吕梁的话音带着浓浓的陕北方言,听起来异常亲切。他是陕西旬邑人,1943年加入中国共产党,1947年3月到延安大学教育系学习,1949年8月参加随军工作团到兰州。
“我当时说,愿意到农村去,我从小在农村长大,和农村有非常深厚的感情。”就这样,吕梁被兰州市委任命为九区区委书记。
九区地处雷坛河到石嘴子一带,是一道狭长的沟,东西两面被大山阻挡,东面为皋兰山,西面为沈家岭、狗娃山,兰州战役三大战场之一的营盘岭就在辖区内。
“当时,其他区大部分在城市,或者是半农村半城市,唯独九区是个农业区,也是兰州市内最困难的区。居民们靠天吃饭,生活非常艰苦。”吕梁回忆说。不过令人惊喜的是辖区内分布着48座磨坊,供应着兰州一半以上的面粉。
吕梁说:“解放前,兰州市委就设在九区的地下党员王受天家里,在这里发展了13名地下党员;因此这里的国民党的军警宪特的势力并不是很强大。”

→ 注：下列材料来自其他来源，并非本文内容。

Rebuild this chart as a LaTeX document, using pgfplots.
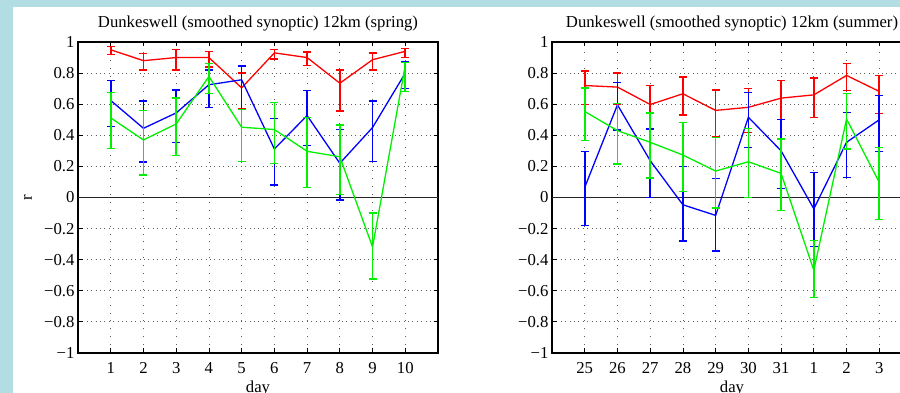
\documentclass[border=0pt]{standalone}
\usepackage{fontspec}
\setmainfont{Liberation Serif}
\usepackage{pgfplots}
\usepackage{pgfplotstable}
\pgfplotsset{compat=1.18}
\definecolor{bgblue}{RGB}{178,221,226}
\definecolor{gridc}{RGB}{95,95,95}
\definecolor{mred}{RGB}{255,0,0}
\definecolor{mblue}{RGB}{0,0,255}
\definecolor{mgreen}{RGB}{0,240,0}

% left panel (spring)
\pgfplotstableread{
x y hi lo
1 0.95 0.97 0.92
2 0.88 0.925 0.82
3 0.90 0.95 0.82
4 0.90 0.94 0.84
5 0.705 0.80 0.57
6 0.93 0.95 0.89
7 0.90 0.935 0.85
8 0.735 0.82 0.557
9 0.886 0.93 0.82
10 0.94 0.96 0.90
}\spRed
\pgfplotstableread{
x y hi lo
1 0.624 0.753 0.456
2 0.445 0.62 0.228
3 0.544 0.692 0.355
4 0.725 0.82 0.58
5 0.757 0.845 0.568
6 0.312 0.51 0.08
7 0.527 0.686 0.335
8 0.22 0.437 -0.017
9 0.45 0.62 0.23
10 0.80 0.875 0.70
}\spBlue
\pgfplotstableread{
x y hi lo
1 0.512 0.673 0.316
2 0.37 0.56 0.144
3 0.473 0.64 0.27
4 0.778 0.86 0.667
5 0.452 0.568 0.232
6 0.437 0.61 0.22
7 0.297 0.516 0.065
8 0.262 0.467 0.02
9 -0.318 -0.10 -0.524
10 0.85 0.87 0.68
}\spGreen
% right panel (summer)
\pgfplotstableread{
x y hi lo
1 0.72 0.813 0.598
2 0.71 0.80 0.60
3 0.598 0.718 0.44
4 0.667 0.774 0.531
5 0.56 0.692 0.39
6 0.58 0.70 0.42
7 0.639 0.753 0.50
8 0.66 0.768 0.516
9 0.785 0.86 0.688
10 0.682 0.783 0.542
}\suRed
\pgfplotstableread{
x y hi lo
1 0.065 0.295 -0.178
2 0.596 0.74 0.434
3 0.237 0.44 -0.002
4 -0.047 0.198 -0.28
5 -0.115 0.123 -0.344
6 0.516 0.675 0.323
7 0.30 0.50 0.06
8 -0.073 0.16 -0.314
9 0.355 0.547 0.13
10 0.50 0.658 0.295
}\suBlue
\pgfplotstableread{
x y hi lo
1 0.553 0.705 0.366
2 0.43 0.606 0.215
3 0.355 0.544 0.125
4 0.273 0.482 0.04
5 0.17 0.387 -0.068
6 0.23 0.445 0.0
7 0.155 0.376 -0.083
8 -0.468 -0.276 -0.643
9 0.505 0.667 0.312
10 0.097 0.323 -0.143
}\suGreen

\newcommand{\fs}{\fontsize{16.7}{20}\selectfont}
\pgfplotsset{
  myax/.style={
    scale only axis, width=360pt, height=311pt,
    xmin=0, xmax=11, ymin=-1, ymax=1,
    xtick={1,2,3,4,5,6,7,8,9,10},
    ytick={-1,-0.8,-0.6,-0.4,-0.2,0,0.2,0.4,0.6,0.8,1},
    yticklabels={−1,−0.8,−0.6,−0.4,−0.2,0,0.2,0.4,0.6,0.8,1},
    tick align=inside, xtick pos=both, ytick pos=both,
    xticklabel pos=bottom, yticklabel pos=left,
    major tick length=4.5pt,
    grid=major,
    major x grid style={gridc, line width=0.8pt, dash pattern=on 0.9pt off 7pt},
    major y grid style={gridc, line width=0.8pt, dash pattern=on 0.9pt off 3.5pt},
    axis line style={line width=1.2pt, black},
    tick style={black, line width=0.8pt},
    tick label style={font=\fs, black},
    xticklabel style={anchor=base, yshift=-21pt},
    title style={font=\fs, at={(0.5,1)}, anchor=base, yshift=8pt},
    every axis x label/.style={at={(axis description cs:0.5,0)}, anchor=base, yshift=-40pt, font=\fs},
    every axis y label/.style={at={(axis description cs:-0.139,0.5)}, anchor=center, rotate=90, font=\fs},
  },
}
\newcommand{\plotser}[2]{%
  \addplot[#1, line width=1.3pt, mark=none,
    error bars/y dir=both, error bars/y explicit,
    error bars/error bar style={draw=#1, line width=1.6pt, solid},
    error bars/error mark options={draw=#1, rotate=90, mark size=4pt, line width=1.3pt}]
    table[x=x, y=y,
    y error plus expr=\thisrow{hi}-\thisrow{y},
    y error minus expr=\thisrow{y}-\thisrow{lo}] {#2};}

\begin{document}
\begin{tikzpicture}[x=1pt,y=1pt]
\useasboundingbox (0,0) rectangle (900,393);
\clip (0,0) rectangle (900,393);
\fill[bgblue] (0,0) rectangle (900,393);
\fill[white] (12.7,0) rectangle (900,386.3);

\begin{axis}[myax, at={(78pt,40pt)}, anchor=south west,
  title={Dunkeswell (smoothed synoptic) 12km (spring)},
  xticklabels={1,2,3,4,5,6,7,8,9,10},
  xlabel={day}, ylabel={r}]
  \addplot[black!85, line width=1pt, forget plot] coordinates {(0,0) (11,0)};
  \plotser{mred}{\spRed}
  \plotser{mblue}{\spBlue}
  \plotser{mgreen}{\spGreen}
\end{axis}

\begin{axis}[myax, at={(552pt,40pt)}, anchor=south west,
  title={Dunkeswell (smoothed synoptic) 12km (summer)},
  xticklabels={25,26,27,28,29,30,31,1,2,3},
  xlabel={day}]
  \addplot[black!85, line width=1pt, forget plot] coordinates {(0,0) (11,0)};
  \plotser{mred}{\suRed}
  \plotser{mblue}{\suBlue}
  \plotser{mgreen}{\suGreen}
\end{axis}
\end{tikzpicture}
\end{document}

“九区区委设在牟家湾子,在一个类似于马棚的地方办公。区委一共四人,区政府十几人,主要是公安局人多一点。”吕梁说。
考验 清理改造营造新环境
区委进驻后,面对的第一个问题就是如何接国民党留下的烂摊子。他们首先对旧职员进行了区别对待,对多数人员争取改造,给其自新悔过的机会;对于怙恶不悛的反动分子及其帮凶爪牙,则坚决镇压;对国民党的散兵游勇集中训练改造。

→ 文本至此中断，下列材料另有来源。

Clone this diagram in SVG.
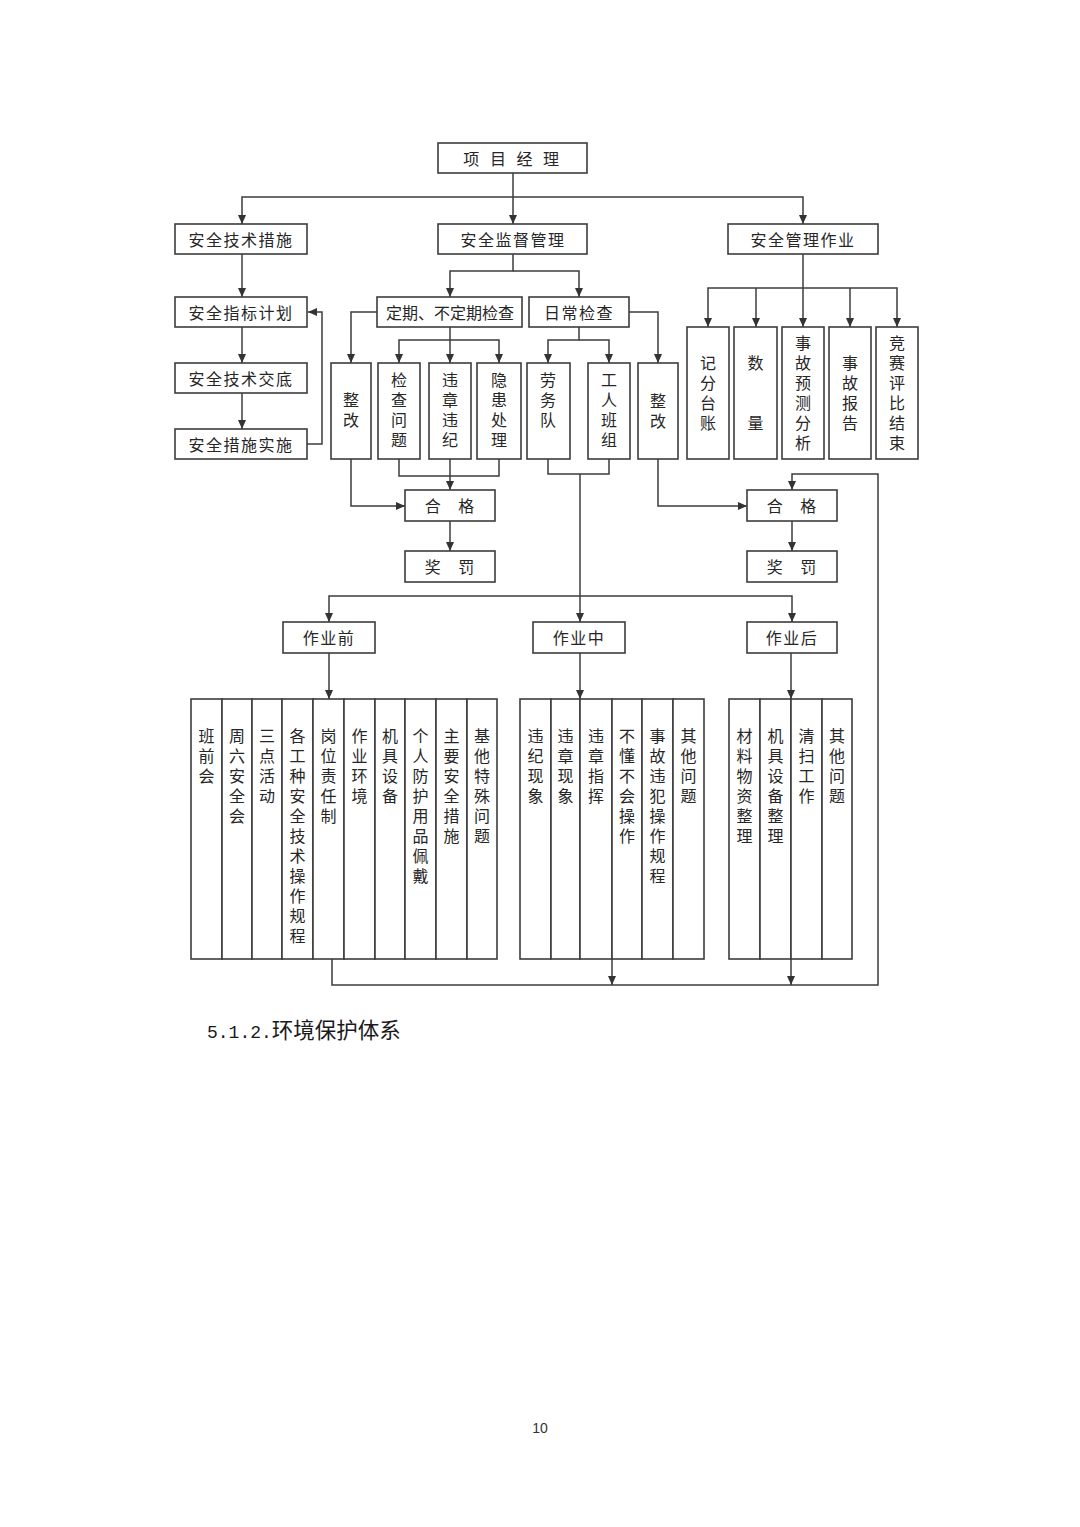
<svg xmlns="http://www.w3.org/2000/svg" width="1080" height="1527" viewBox="0 0 1080 1527">
<style>
.b{fill:#fff;stroke:#3c3c3c;stroke-width:1.6}
.t{font-family:"Noto Sans CJK SC",sans-serif;font-size:16px;fill:#262626;text-anchor:middle;dominant-baseline:central;letter-spacing:1.5px}
.v{font-family:"Noto Sans CJK SC",sans-serif;font-size:16px;fill:#262626;writing-mode:vertical-rl;letter-spacing:4px}
.c{fill:none;stroke:#3c3c3c;stroke-width:1.5}
.a{marker-end:url(#ah)}
</style>
<defs>
<marker id="ah" markerWidth="10" markerHeight="10" refX="9" refY="5" orient="auto" markerUnits="userSpaceOnUse"><path d="M0,1 L9,5 L0,9 z" fill="#333"/></marker>
</defs>
<rect width="1080" height="1527" fill="#fff"/>

<g id="connectors">
<path class="c a" d="M513,173 V224"/>
<path class="c a" d="M513,197 H242 V224"/>
<path class="c a" d="M513,197 H803 V224"/>
<path class="c a" d="M242,254 V297"/>
<path class="c a" d="M242,327 V363"/>
<path class="c a" d="M242,393 V429"/>
<path class="c a" d="M307,444 H322 V312 H308"/>
<path class="c a" d="M513,254 V271 H450 V297"/>
<path class="c a" d="M513,271 H579 V297"/>
<path class="c a" d="M377,312 H351 V363"/>
<path class="c a" d="M450,327 V363"/>
<path class="c a" d="M450,340 H399 V363"/>
<path class="c a" d="M450,340 H499 V363"/>
<path class="c a" d="M579,327 V340 H548 V363"/>
<path class="c a" d="M579,340 H609 V363"/>
<path class="c a" d="M629,312 H658 V363"/>
<path class="c a" d="M803,253 V327"/>
<path class="c a" d="M803,288 H708 V327"/>
<path class="c a" d="M756,288 V327"/>
<path class="c a" d="M850,288 V327"/>
<path class="c a" d="M803,288 H897 V327"/>
<path class="c a" d="M351,459 V506 H405"/>
<path class="c" d="M399,459 V476 H499 V459"/>
<path class="c a" d="M450,459 V490"/>
<path class="c a" d="M450,521 V551"/>
<path class="c" d="M548,459 V474 H609 V459"/>
<path class="c a" d="M580,474 V622"/>
<path class="c a" d="M580,596 H329 V622"/>
<path class="c a" d="M580,596 H792 V622"/>
<path class="c a" d="M658,459 V506 H747"/>
<path class="c a" d="M792,521 V551"/>
<path class="c a" d="M332,959 V985 H878 V474 H792 V490"/>
<path class="c a" d="M612,959 V985"/>
<path class="c a" d="M791,959 V985"/>
<path class="c a" d="M329,653 V699"/>
<path class="c a" d="M580,653 V699"/>
<path class="c a" d="M791,653 V699"/>
</g>

<g id="n-xiangmujingli"><rect class="b" x="438" y="143" width="149" height="30"/><text class="t" x="513" y="158" style="letter-spacing:3.5px">项 目 经 理</text></g>
<g id="n-anquanjishucuoshi"><rect class="b" x="175" y="224" width="132" height="30"/><text class="t" x="241" y="239">安全技术措施</text></g>
<g id="n-anquanjianduguanli"><rect class="b" x="438" y="224" width="149" height="30"/><text class="t" x="513" y="239">安全监督管理</text></g>
<g id="n-anquanguanlizuoye"><rect class="b" x="728" y="224" width="150" height="30"/><text class="t" x="803" y="239">安全管理作业</text></g>
<g id="n-anquanzhibiaojihua"><rect class="b" x="175" y="297" width="132" height="30"/><text class="t" x="241" y="312">安全指标计划</text></g>
<g id="n-anquanjishujiaodi"><rect class="b" x="175" y="363" width="132" height="30"/><text class="t" x="241" y="378">安全技术交底</text></g>
<g id="n-anquancuoshishishi"><rect class="b" x="175" y="429" width="132" height="30"/><text class="t" x="241" y="444">安全措施实施</text></g>
<g id="n-dingqijiancha"><rect class="b" x="377" y="297" width="145" height="30"/><text class="t" x="450" y="312" style="letter-spacing:0">定期、不定期检查</text></g>
<g id="n-richangjiancha"><rect class="b" x="529" y="297" width="100" height="30"/><text class="t" x="579" y="312">日常检查</text></g>

<g id="n-zhenggai1"><rect class="b" x="331" y="363" width="40" height="96"/><text class="v" x="351" y="392">整改</text></g>
<g id="n-jianchawenti"><rect class="b" x="378" y="363" width="42" height="96"/><text class="v" x="399" y="372">检查问题</text></g>
<g id="n-weizhangweiji"><rect class="b" x="429" y="363" width="42" height="96"/><text class="v" x="450" y="372">违章违纪</text></g>
<g id="n-yinhuanchuli"><rect class="b" x="477" y="363" width="44" height="96"/><text class="v" x="499" y="372">隐患处理</text></g>
<g id="n-laowudui"><rect class="b" x="527" y="363" width="43" height="96"/><text class="v" x="548" y="372">劳务队</text></g>
<g id="n-gongrenbanzu"><rect class="b" x="588" y="363" width="42" height="96"/><text class="v" x="609" y="372">工人班组</text></g>
<g id="n-zhenggai2"><rect class="b" x="638" y="363" width="40" height="96"/><text class="v" x="658" y="393">整改</text></g>
<g id="n-jifentaizhang"><rect class="b" x="687" y="327" width="42" height="132"/><text class="v" x="708" y="355">记分台账</text></g>
<g id="n-shuliang"><rect class="b" x="734" y="327" width="43" height="132"/><text class="v" x="755.5" y="355">数</text><text class="v" x="755.5" y="415">量</text></g>
<g id="n-shiguyuce"><rect class="b" x="782" y="327" width="42" height="132"/><text class="v" x="803" y="335">事故预测分析</text></g>
<g id="n-shigubaogao"><rect class="b" x="829" y="327" width="42" height="132"/><text class="v" x="850" y="355">事故报告</text></g>
<g id="n-jingsai"><rect class="b" x="876" y="327" width="42" height="132"/><text class="v" x="897" y="335">竞赛评比结束</text></g>

<g id="n-hege1"><rect class="b" x="405" y="490" width="90" height="31"/><text class="t" x="453" y="505" style="letter-spacing:7px">合 格</text></g>
<g id="n-jiangfa1"><rect class="b" x="405" y="551" width="90" height="31"/><text class="t" x="453" y="566" style="letter-spacing:7px">奖 罚</text></g>
<g id="n-hege2"><rect class="b" x="747" y="490" width="90" height="31"/><text class="t" x="795" y="505" style="letter-spacing:7px">合 格</text></g>
<g id="n-jiangfa2"><rect class="b" x="747" y="551" width="90" height="31"/><text class="t" x="795" y="566" style="letter-spacing:7px">奖 罚</text></g>
<g id="n-zuoyeqian"><rect class="b" x="283" y="622" width="92" height="31"/><text class="t" x="329" y="637">作业前</text></g>
<g id="n-zuoyezhong"><rect class="b" x="533" y="622" width="92" height="31"/><text class="t" x="579" y="637">作业中</text></g>
<g id="n-zuoyehou"><rect class="b" x="747" y="622" width="90" height="31"/><text class="t" x="792" y="637">作业后</text></g>

<g id="c-banqianhui"><rect class="b" x="191" y="699" width="31" height="260"/><text class="v" x="206.5" y="728">班前会</text></g>
<g id="c-zhouliu"><rect class="b" x="222" y="699" width="30" height="260"/><text class="v" x="237" y="728">周六安全会</text></g>
<g id="c-sandian"><rect class="b" x="252" y="699" width="30" height="260"/><text class="v" x="267" y="728">三点活动</text></g>
<g id="c-gegongzhong"><rect class="b" x="282" y="699" width="31" height="260"/><text class="v" x="297.5" y="728">各工种安全技术操作规程</text></g>
<g id="c-gangwei"><rect class="b" x="313" y="699" width="31" height="260"/><text class="v" x="328.5" y="728">岗位责任制</text></g>
<g id="c-zuoyehuanjing"><rect class="b" x="344" y="699" width="31" height="260"/><text class="v" x="359.5" y="728">作业环境</text></g>
<g id="c-jijushebei"><rect class="b" x="375" y="699" width="30" height="260"/><text class="v" x="390" y="728">机具设备</text></g>
<g id="c-gerenfanghu"><rect class="b" x="405" y="699" width="31" height="260"/><text class="v" x="420.5" y="728">个人防护用品佩戴</text></g>
<g id="c-zhuyaoanquan"><rect class="b" x="436" y="699" width="31" height="260"/><text class="v" x="451.5" y="728">主要安全措施</text></g>
<g id="c-jitateshu"><rect class="b" x="467" y="699" width="30" height="260"/><text class="v" x="482" y="728">基他特殊问题</text></g>

<g id="c-weijixianxiang"><rect class="b" x="520" y="699" width="31" height="260"/><text class="v" x="535.5" y="728">违纪现象</text></g>
<g id="c-weizhangxianxiang"><rect class="b" x="551" y="699" width="29" height="260"/><text class="v" x="565.5" y="728">违章现象</text></g>
<g id="c-weizhangzhihui"><rect class="b" x="580" y="699" width="32" height="260"/><text class="v" x="596" y="728">违章指挥</text></g>
<g id="c-budong"><rect class="b" x="612" y="699" width="30" height="260"/><text class="v" x="627" y="728">不懂不会操作</text></g>
<g id="c-shiguweifan"><rect class="b" x="642" y="699" width="31" height="260"/><text class="v" x="657.5" y="728">事故违犯操作规程</text></g>
<g id="c-qitawenti1"><rect class="b" x="673" y="699" width="31" height="260"/><text class="v" x="688.5" y="728">其他问题</text></g>

<g id="c-cailiao"><rect class="b" x="729" y="699" width="31" height="260"/><text class="v" x="744.5" y="728">材料物资整理</text></g>
<g id="c-jijuzhengli"><rect class="b" x="760" y="699" width="31" height="260"/><text class="v" x="775.5" y="728">机具设备整理</text></g>
<g id="c-qingsao"><rect class="b" x="791" y="699" width="31" height="260"/><text class="v" x="806.5" y="728">清扫工作</text></g>
<g id="c-qitawenti2"><rect class="b" x="822" y="699" width="30" height="260"/><text class="v" x="837" y="728">其他问题</text></g>

<text x="207" y="1038" style="fill:#1a1a1a"><tspan style="font-family:'Liberation Mono',monospace;font-size:18px">5.1.2.</tspan><tspan style="font-family:'Noto Sans CJK SC',sans-serif;font-size:21.5px">环境保护体系</tspan></text>
<text x="540" y="1433" style="font-family:'Liberation Sans',sans-serif;font-size:14px;fill:#333;text-anchor:middle">10</text>
</svg>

“这样我们就初步清理了九区的大环境。”吕梁说。在改造旧职员的同时,九区的基层政权也逐步建立了起来,先后成立了皋兰山、沈家岭、石嘴子三个乡和五里铺、八里窑两个街道的人民政府,每个乡(街)配备了正(必须是党员)副两名负责人和一名文书。
此时,新生的基层政权面临着空前的考验,土匪横行、国民党特务四处活动、人民群众生活极端困难。年轻的人民政权是如何应对这些挑战的呢?

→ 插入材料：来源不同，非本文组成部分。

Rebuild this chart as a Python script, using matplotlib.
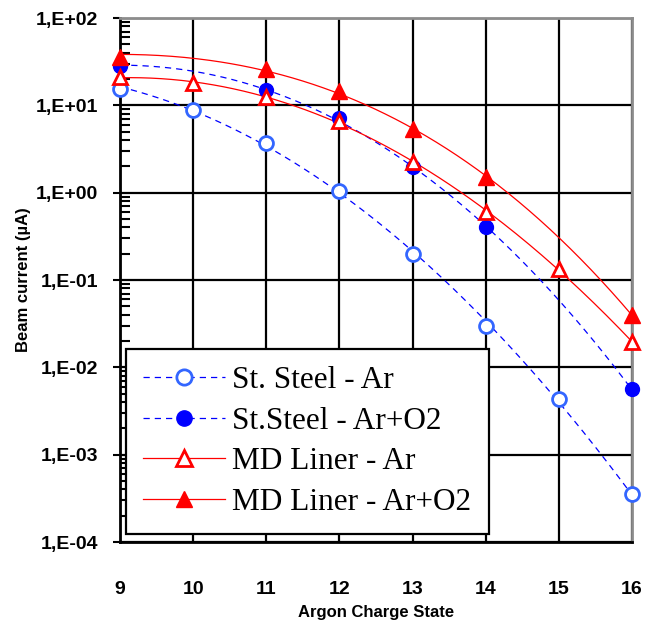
import matplotlib
matplotlib.use("Agg")
import matplotlib.pyplot as plt
import numpy as np
from matplotlib.ticker import FixedLocator, FuncFormatter, LogLocator, NullFormatter

# data (beam current in uA)
charge_all = [9, 10, 11, 12, 13, 14, 15, 16]
charge_o2 = [9, 11, 12, 13, 14, 16]

ss_ar = [15.5, 8.8, 3.7, 1.05, 0.20, 0.030, 0.0043, 0.00035]
ss_o2 = [28.0, 15.0, 7.1, 1.95, 0.40, 0.0056]
md_ar = [21.0, 18.0, 12.3, 6.6, 2.25, 0.60, 0.135, 0.0195]
md_o2 = [36.0, 26.0, 14.5, 5.3, 1.5, 0.040]

labels = ["St. Steel - Ar", "St.Steel - Ar+O2", "MD Liner - Ar", "MD Liner - Ar+O2"]

fig = plt.figure(figsize=(6.45, 6.21), dpi=100)
ax = fig.add_axes([120/645, 1-542/621, 512/645, 524/621])

xx = np.linspace(9, 16, 200)

def trend(x, y, powers):
    # least squares fit of log10(y) on powers of (x - 9)
    t = np.asarray(x, float) - 9
    A = np.column_stack([t ** k for k in powers])
    c, *_ = np.linalg.lstsq(A, np.log10(y), rcond=None)
    tt = xx - 9
    return 10 ** sum(ci * tt ** k for ci, k in zip(c, powers))

blue = "#0000FF"
lblue = "#3366FF"
red = "#FF0000"
dash = (0, (5, 4))

ax.plot(xx, trend(charge_all, ss_ar, [0, 1, 2]), color=blue, lw=0.9, ls=dash, zorder=3)
ax.plot(xx, trend(charge_o2, ss_o2, [0, 2, 3]), color=blue, lw=0.9, ls=dash, zorder=3)
ax.plot(xx, trend(charge_all, md_ar, [0, 1, 2]), color=red, lw=0.9, zorder=3)
ax.plot(xx, trend(charge_o2, md_o2, [0, 2, 3]), color=red, lw=0.9, zorder=3)

ax.plot(charge_all, ss_ar, ls="none", marker="o", ms=10, mfc="white", mec=lblue, mew=2, zorder=4, clip_on=False)
ax.plot(charge_o2, ss_o2, ls="none", marker="o", ms=10, mfc=blue, mec=blue, mew=1, zorder=4, clip_on=False)
ax.plot(charge_all, md_ar, ls="none", marker="^", ms=10, mfc="white", mec=red, mew=2, zorder=5, clip_on=False)
ax.plot(charge_o2, md_o2, ls="none", marker="^", ms=11, mfc=red, mec=red, mew=1, zorder=5, clip_on=False)

# legend proxies: line + marker
h1, = ax.plot([], [], color=blue, lw=0.9, ls=dash, marker="o", ms=11, mfc="white", mec=lblue, mew=2)
h2, = ax.plot([], [], color=blue, lw=0.9, ls=dash, marker="o", ms=11, mfc=blue, mec=blue)
h3, = ax.plot([], [], color=red, lw=0.9, marker="^", ms=11, mfc="white", mec=red, mew=2)
h4, = ax.plot([], [], color=red, lw=0.9, marker="^", ms=12, mfc=red, mec=red)

ax.set_yscale("log")
ax.set_xlim(9, 16)
ax.set_ylim(1e-4, 1e2)

ax.xaxis.set_major_locator(FixedLocator(charge_all))
ax.yaxis.set_major_locator(FixedLocator([1e-4, 1e-3, 1e-2, 1e-1, 1, 10, 100]))
ax.yaxis.set_minor_locator(LogLocator(base=10, subs=np.arange(2, 10)))
ax.yaxis.set_minor_formatter(NullFormatter())
ax.yaxis.set_major_formatter(FuncFormatter(lambda v, p: "1,E{:+03d}".format(int(round(np.log10(v))))))

ax.grid(True, which="major", color="black", lw=1.6)
ax.set_axisbelow(True)

for s in ["left", "bottom"]:
    ax.spines[s].set_color("black")
    ax.spines[s].set_linewidth(2)
for s in ["top", "right"]:
    ax.spines[s].set_color("#8c8c8c")
    ax.spines[s].set_linewidth(2)

ax.tick_params(axis="x", which="major", length=0, pad=28, labelsize=14)
ax.tick_params(axis="y", which="major", length=5, width=1.5, direction="out", pad=11, labelsize=14)
ax.tick_params(axis="y", which="minor", length=7, width=1.5, direction="in")
for t in ax.get_xticklabels() + ax.get_yticklabels():
    t.set_fontfamily("Liberation Sans")
    t.set_fontweight("bold")

ax.set_xlabel("Argon Charge State", fontfamily="Liberation Sans", fontweight="bold", fontsize=12, labelpad=5)
ax.set_ylabel("Beam current (µA)", fontfamily="Liberation Sans", fontweight="bold", fontsize=12, labelpad=3)

leg = ax.legend([h1, h2, h3, h4], labels, loc="lower left", bbox_to_anchor=(0.012, 0.015),
                prop={"family": "Liberation Serif", "size": 22.5}, frameon=True, fancybox=False,
                edgecolor="black", framealpha=1, handlelength=2.6, handletextpad=0.25,
                labelspacing=0.37, borderpad=0.55, borderaxespad=0)
leg.get_frame().set_linewidth(1.6)
leg.set_zorder(6)

fig.savefig("out.png", dpi=100)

采访中,吕梁给我们讲了这么一件事:“五里铺街道办组建起来后,面临无人当文书的难题。当时识字的人非常少,五里铺街道办的正副两个干部都不识字,如果找不到合适的文书,日常的公文都没有办法处理了。辖区内有个小学毕业的年轻人,他们就去动员这人出任文书一职。可是,这个年轻人的父亲(曾在国民党兰州政府任职)坚决不同意。几次协商后,其父提出了三个带有挑衅性的苛刻条件:‘其一,不参加你们召开的会;其二,不参加你们的组织;其三,每天上下班必须有人护送。’出于工作的需要,我们都答应了。不过这个年轻人出任文书一职后,在我们的教育下进步很快。”
从这件事情上,我们能够想象到基层政权面临着多大的困难。
除患 扫清敌人埋设的地雷
吕梁他们一边不分昼夜地开展工作,一边建立基层政权,一边医治战争创伤。对九区而言,面临的最大困扰就是如何排除国民党军埋设的地雷。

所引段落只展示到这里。